Yes, it’s another I *heart* Brighton post. The other night we headed off down to the sea front to watch the annual burning of the clocks parade, leaving aside the amount of times I asked husbandface if they were going to throw the clocks into the sea (no, because then it would be called the throwing the clocks in the sea parade…). Pretty lanterns in the shapes of clocks past us on our way, I think the crocodile from Peter Pan made an appearance and we managed to stand on tip toes long enough to see the massive bonfire being lit and the clocks duly burnt (oh and some rather odd pagan pronouncements about what on earth was going on: They explain: “Burning the Clocks is an antidote to the excesses of the commercial Christmas. People gather together to make paper and willow lanterns to carry through their city and burn on the beach as a token for the end of the year … The lantern makers become part of the show as they invest the lanterns with their wishes, hopes, and fears and then pass them into the fire. Same Sky are masters at creating new urban rituals to replace those traditional festivals that were lost in the dash to be new and non superstitious.”)

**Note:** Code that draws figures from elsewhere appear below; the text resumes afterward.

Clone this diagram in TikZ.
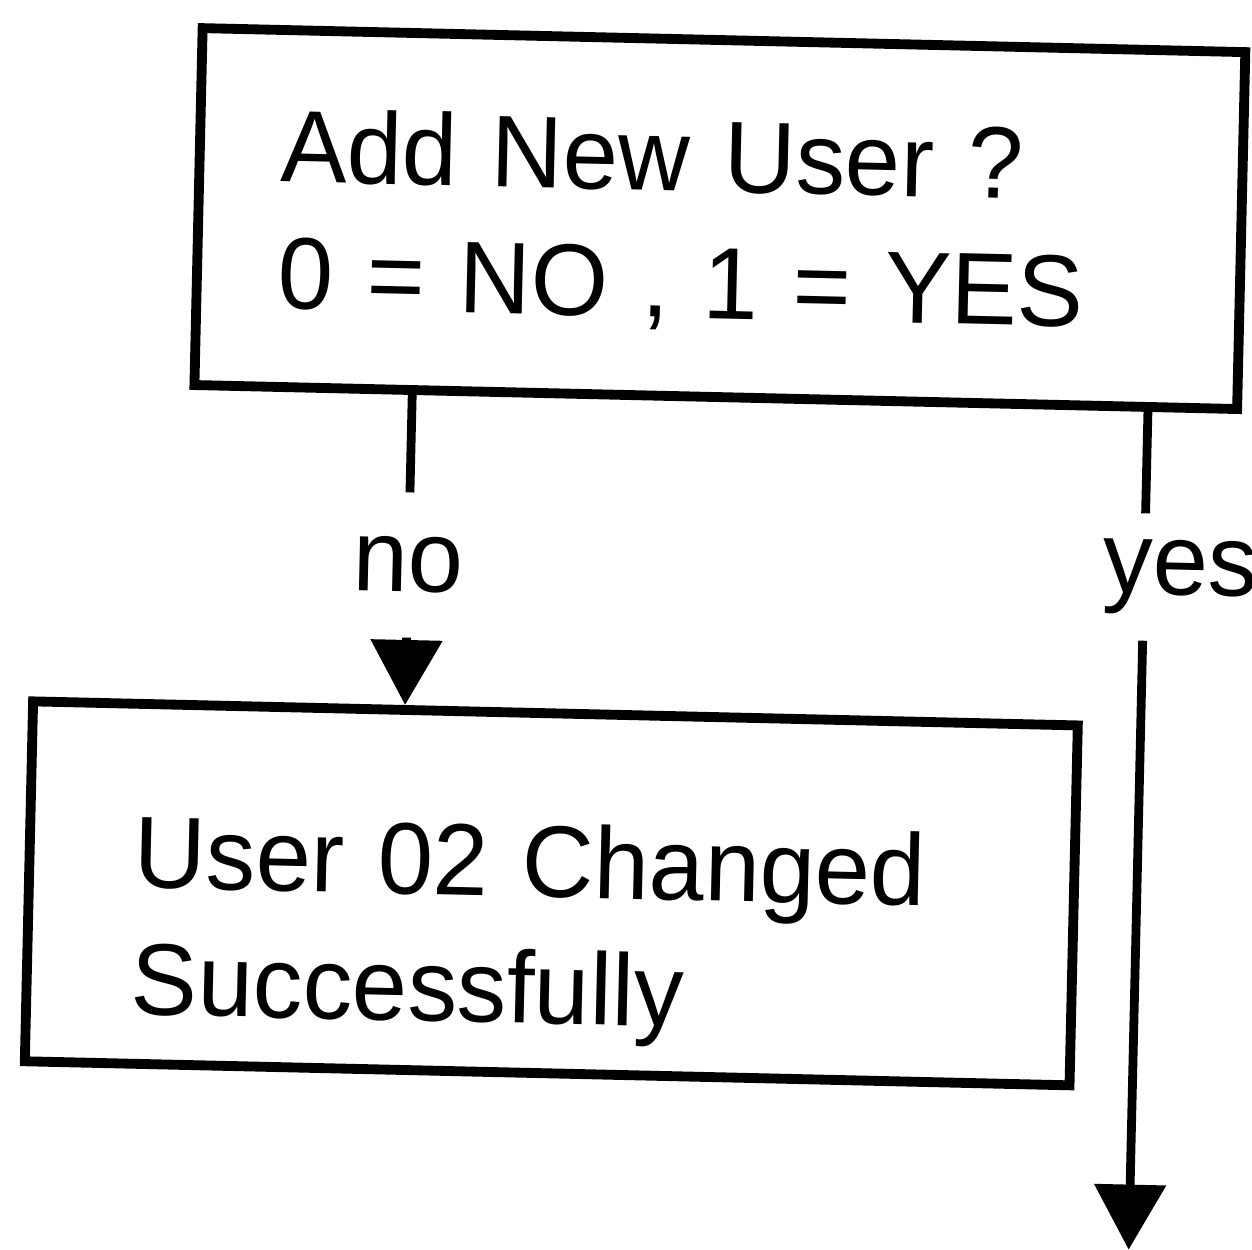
\documentclass[tikz,border=0pt]{standalone}
\usepackage{fontspec}
\setmainfont{Liberation Sans}[FakeStretch=0.975]
\usetikzlibrary{arrows.meta}

\begin{document}
\begin{tikzpicture}[
msgbox/.style={draw, line width=2.8pt, align=left, font=\fontsize{29}{36}\selectfont, transform shape},
choice/.style={font=\fontsize{29}{36}\selectfont, transform shape},
flowline/.style={line width=2.5pt},
flowarrow/.style={line width=2.5pt, -{Triangle[width=0.7cm,length=0.65cm]}}
]
\useasboundingbox (0,0) rectangle (12.52,-12.49);

% the scan is slightly tilted
\begin{scope}[rotate around={-1.32:(6.26,-6.25)}]
\node[msgbox, minimum width=10.43cm, minimum height=3.57cm, text width=8.81cm, inner xsep=0.81cm, inner ysep=0.1cm, text height=0.8cm, text depth=1.33cm] (ask) at (7.105,-2.165) {Add New User ?\\0 = NO , 1 = YES};

\node[msgbox, minimum width=10.45cm, minimum height=3.6cm, text width=8.35cm, inner xsep=1.05cm, inner ysep=0.1cm, text height=0.8cm, text depth=0.72cm] (done) at (5.575,-8.95) {User 02 Changed\\Successfully};

\node[choice, anchor=base, inner sep=0.44cm] (nolbl) at (4.07,-5.97) {no};
\node[choice, anchor=base west, inner xsep=0pt, inner ysep=0.25cm] (yeslbl) at (11.01,-5.82) {yes};

\coordinate (yescol) at (11.43,-5);
\coordinate (exit) at (11.43,-12.38);

\draw[flowline] (ask.south -| nolbl) -- (nolbl);
\draw[flowarrow] (nolbl) -- (nolbl |- done.north);
\draw[flowline] (ask.south -| yescol) -- (yeslbl.north -| yescol);
\draw[flowarrow] (yeslbl.south -| yescol) -- (exit);
\end{scope}

\end{tikzpicture}
\end{document}
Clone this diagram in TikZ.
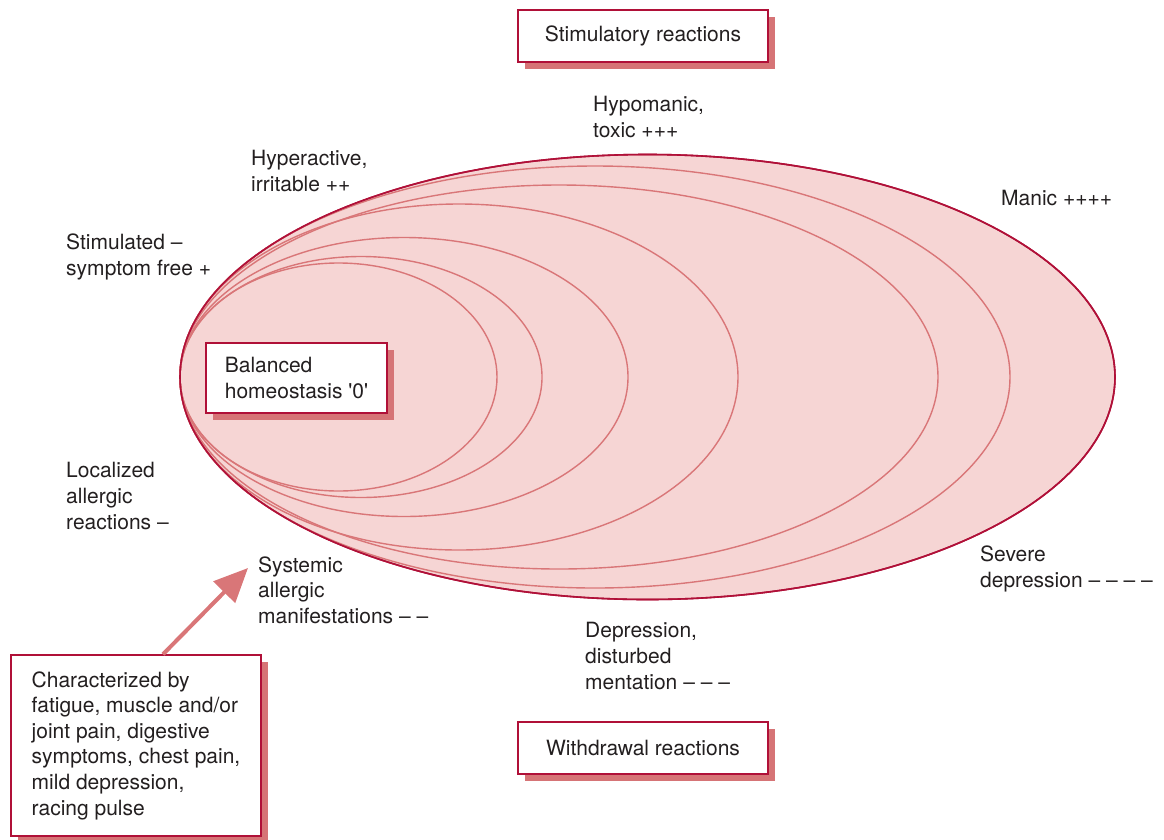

All in all I think it was an effort to rail against the darkness in this rather bleak mid winter time that we are having at the moment. And for a brief period it did. We oooed and ahhhed at the pretty fireworks lighting up the sky, at the bonfire and at the lanterns piercing holes in the dark sky above us. The trouble is none of these things lasted. When I ran down to the beachfront this morning the fire will was as cold and grey as the morning that surrounds it. I am sure that we haven’t made any impact on the actual turn of the earth and the darkness that circles us both in our minds and in this world.

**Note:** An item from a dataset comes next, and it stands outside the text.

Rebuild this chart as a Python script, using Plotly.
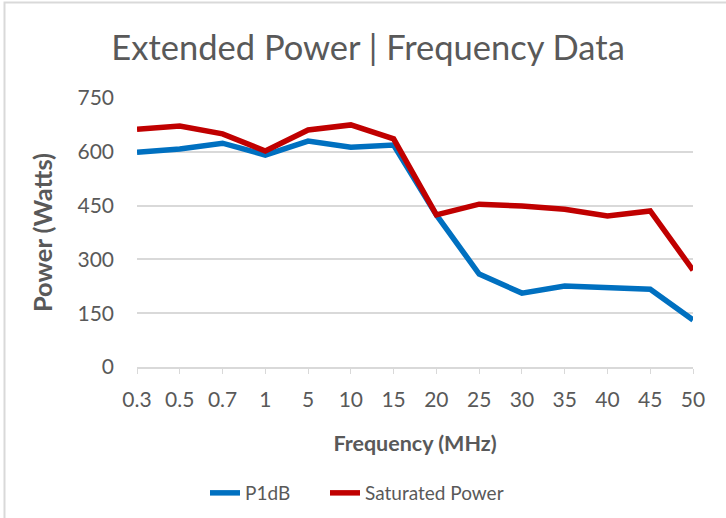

It’s not too much of a leap to jump forward a few days to the coming of the King of Kings, born in a stable, born weak and vulnerable in this world and yet the one who really could and did kick a massive hole in the darkness. The one before whom darkness flees away, the true Sun rising from heaven as the dawn rises on this dark world. The light shines in the darkness and the darkness comprehends it not. There is a real hope in the midst of this bleak winter. There is reality of a God who comes to his world as one of us to save us from the darkness, mess and brokenness that characterizes lives lived away from him and in this broken messy world. There is true light and hope to be found as we relate to each other and learn how to do that well without holding onto what I want all the time. There is a better way to live. And ultimately a better future to look forward to.

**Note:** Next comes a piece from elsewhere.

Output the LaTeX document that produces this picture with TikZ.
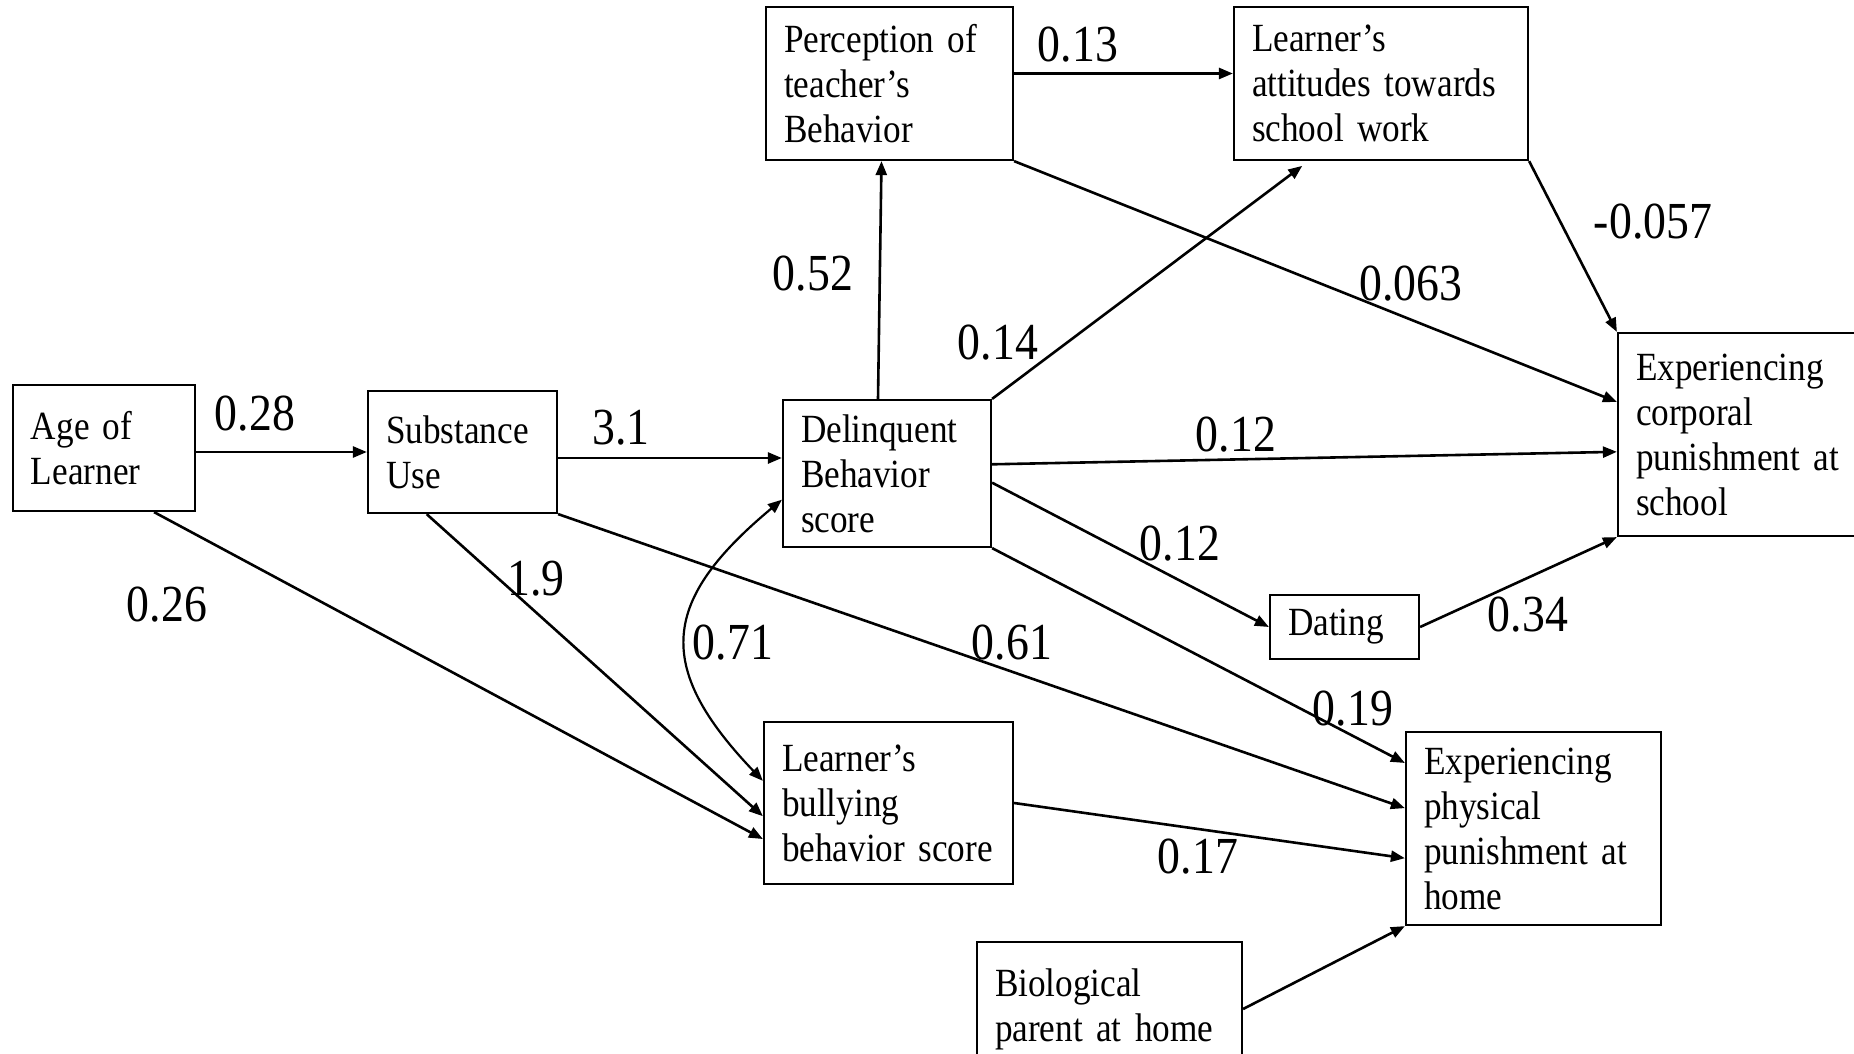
\documentclass[tikz,border=0pt]{standalone}
\usepackage{fontspec}
\setmainfont{Liberation Serif}[FakeStretch=0.88]
\usetikzlibrary{arrows.meta, calc}
\DeclareRobustCommand\boxtext{%
  \fontsize{20}{22.5}\selectfont\spaceskip=4pt plus 1pt minus 1pt\relax}
\tikzset{
  varbox/.style={
    rectangle, draw=black, line width=1.1pt, align=left,
    inner xsep=9pt, inner ysep=3pt, font=\boxtext
  },
  coef/.style={inner sep=0pt, font=\fontsize{26}{30}\selectfont},
  arrow/.style={-{Triangle[length=7pt,width=5.5pt]}, line width=1.3pt},
  biarrow/.style={{Triangle[length=7pt,width=5.5pt]}-{Triangle[length=7pt,width=5.5pt]}, line width=1.1pt}
}

\begin{document}
\begin{tikzpicture}[x=0.5pt, y=-0.5pt]
  \useasboundingbox (0,0) rectangle (1854,1054);

  % variables
  \node[varbox, text width=73pt, minimum height=63pt] (age) at (104,448)
        {Age of\\Learner};
  \node[varbox, text width=76.5pt, minimum height=61pt] (subst) at (462.5,452)
        {Substance\\Use};
  \node[varbox, text width=86pt, minimum height=73.5pt] (delinq) at (887,473.5)
        {Delinquent\\Behavior\\score};
  \node[varbox, text width=105.5pt, minimum height=76.5pt] (percep) at (889.5,83.5)
        {Perception of\\teacher’s\\Behavior};
  \node[varbox, text width=129pt, minimum height=76.5pt] (attit) at (1381,83.5)
        {Learner’s\\attitudes towards\\school work};
  \node[varbox, text width=122pt, minimum height=101.5pt] (corp) at (1758,434.5)
        {Experiencing\\corporal\\punishment at\\school};
  \node[varbox, text width=56.5pt, minimum height=32pt] (dating) at (1344.5,627)
        {Dating};
  \node[varbox, text width=106.5pt, minimum height=81pt] (bully) at (888.5,803)
        {Learner’s\\bullying\\behavior score};
  \node[varbox, text width=109.5pt, minimum height=96.5pt] (phys) at (1533.5,828.5)
        {Experiencing\\physical\\punishment at\\home};
  \node[varbox, text width=114.5pt, minimum height=67pt] (bio) at (1109.5,1009)
        {Biological\\parent at home};

  % paths from age and substance use
  \draw[arrow] ([yshift=-2pt]age.east) -- (subst.west);
  \draw[arrow] ([yshift=-3pt]subst.east) -- ([yshift=-3pt]subst.east -| delinq.west);
  \draw[arrow] (age.-52) -- (bully.196);
  \draw[arrow] (subst.240) -- (bully.186);
  \draw[arrow] (subst.south east) -- (phys.171);

  % covariance delinquent <-> bullying
  \draw[biarrow] (delinq.194) .. controls +(-120,100) and +(-110,-115) .. (bully.170);

  % paths from delinquent behavior
  \draw[arrow] ([xshift=-4.5pt]delinq.north) -- ([xshift=-4pt]percep.south);
  \draw[arrow, shorten >=4pt] (delinq.north east) -- (attit.227);
  \draw[arrow] (delinq.5) -- (corp.187);
  \draw[arrow] (delinq.-5) -- (dating.west);
  \draw[arrow] (delinq.south east) -- (phys.153);

  % upper paths
  \draw[arrow] ([yshift=5pt]percep.east) -- ([yshift=5pt]attit.west);
  \draw[arrow] (percep.south east) -- (corp.167);
  \draw[arrow] (attit.south east) -- (corp.north west);

  % lower paths
  \draw[arrow] (dating.east) -- (corp.south west);
  \draw[arrow] (bully.east) -- (phys.193);
  \draw[arrow] (bio.east) -- (phys.south west);

  % coefficients
  \node[coef] (b028) at (255,414) {0.28};
  \node[coef] (b31) at (621,428) {3.1};
  \node[coef] (b026) at (167,605) {0.26};
  \node[coef] (b19) at (536,579) {1.9};
  \node[coef] (b061) at (1012,643) {0.61};
  \node[coef] (b071) at (733,643) {0.71};
  \node[coef] (b052) at (813,274) {0.52};
  \node[coef] (b014) at (998,343) {0.14};
  \node[coef] (b013) at (1078,45) {0.13};
  \node[coef] (b0063) at (1411,284) {0.063};
  \node[coef] (bm0057) at (1653,222) {-0.057};
  \node[coef] (b012c) at (1236,435) {0.12};
  \node[coef] (b012d) at (1180,544) {0.12};
  \node[coef] (b019) at (1353,709) {0.19};
  \node[coef] (b034) at (1528,615) {0.34};
  \node[coef] (b017) at (1198,857) {0.17};
\end{tikzpicture}
\end{document}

We also enjoyed Handel’s Messiah at the Brighton Dome (see- Brighton rocks, come on- move here, you know you want to…) the following evening. A very different experience. A confident proclamation that there is more to this world than we can see in front of our eyes, that we are mere dust and there is one who was born into our world, was despised and rejected, yet rose again and reigns forever and ever. A vast message of comfort and joy to this broken world. The world seems to carry on regardless, unseeing, unrecognising. Yet it is to this world that the Light has come and the darkness continues to not know what to do with it. There is Hope this Christmas time. There is Light in the darkness this Christmas time and there is someone who wants to live with us, to transform our lives and to help us look to the One who reigns forever and ever and ever and ever.